Replacing APIs with DBs in real production workloads? Really? I don't have much else to say. Also, the value proposition is not quite clear to me. Using replication to have local, read-only replicas of an SQLite db might admittedly be beneficial for high read-throughput workloads but I'd imagine that the DB might have serious size/read-throughput constraints due disk space and network overhead from replication.

My takeaways are: a) This doesn't sound like a reliabile pattern to build distributed services. b) It's bad PR for fly to publicly push for the adoption of this pattern. c) It's even worse PR that fly is using this internally.

1 comments

Replacing APIs with DBs is a good idea. I don't have much else to say.
It's certainly not a new idea, however. Every product that allows backdoor access into their database directly has effectively done this. Hope you have your schema correct when your customers build a mountain of cards on top of your database schema.
How does this differ from them building a mountain of cards on top of your API?

The schema used by the public API doesn't have to match the database layout itself. E.g. views can be used for this.

A lot of APIs are quite straightforward mappings typically from REST/GraphQL to a database, often via some sort of ORM or other abstaction. These extra layers mostly amount to needless complexity, more surface of bugs, lots of busywork and worse API usability.

It differs dramatically. Your API is likely much much smaller than the inherent API of SQL tables. It's a difference in degree that is a difference in kind.

Anyways, every old idea must be retried.

I don't see much difference between a set of SQL tables to a set of API endpoints that let you list a set of "objects". At least in read-only cases with no sensitive data.
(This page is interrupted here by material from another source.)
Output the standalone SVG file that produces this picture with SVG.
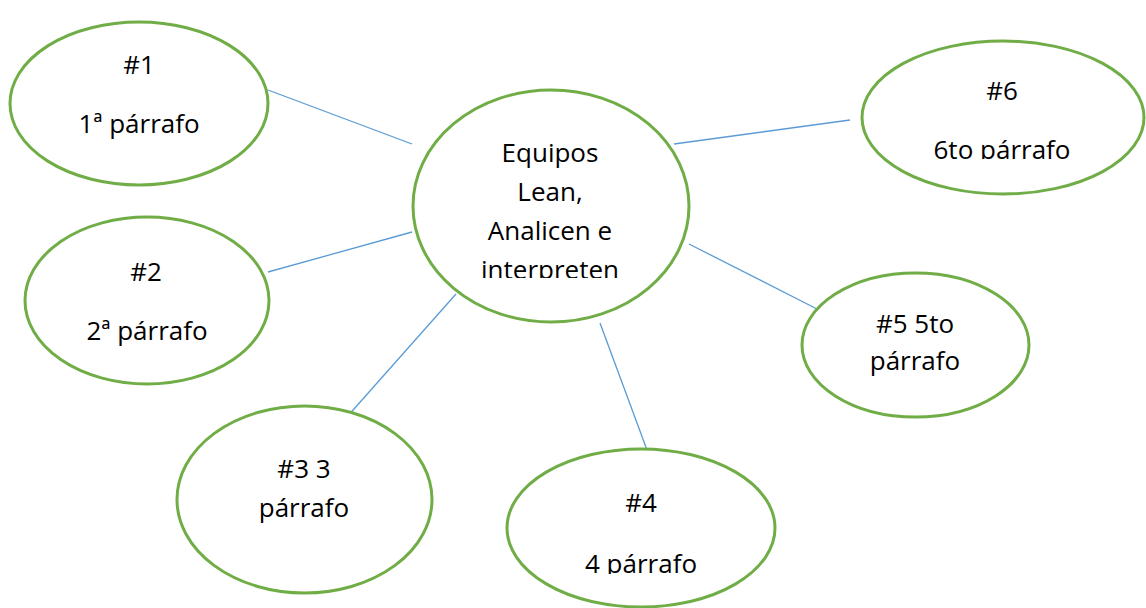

Of course there's the big difference in that with SQL you can compute and join tables server side, sparing a lot of traffic of doing this manually (or coming up with ad-hoc ways of doing it). It's not like the SQL itself is gonna substantially change.

The schema can be restricted or kept compatible with e.g. views as mentioned before (although I'd go more for the consenting-adults philosophy here too). Too heavy queries can be limited with e.g. query timeouts, quotas or query priorities. And you usually have to do such things somehow anyway.

I have hard time seeing major concrete problems with the approach that don't have existing straightforward solutions. I do see a lot of unfounded FUD.

For writes and sensitive data it gets trickier, but for many cases it would be probably easier to secure the database interface than to do it ad-hoc on a "business layer".

I haven't heard the idea of public facing SQL querying floated around much in at least over 20 years. When it's proposed, the response is usually knee-jerk no, as seen in most comments in this post.

Also I'm not much of a fan of SQL itself but I'm against the current software development philosophy that computing should be made as restricted, layered and inflexible as possible.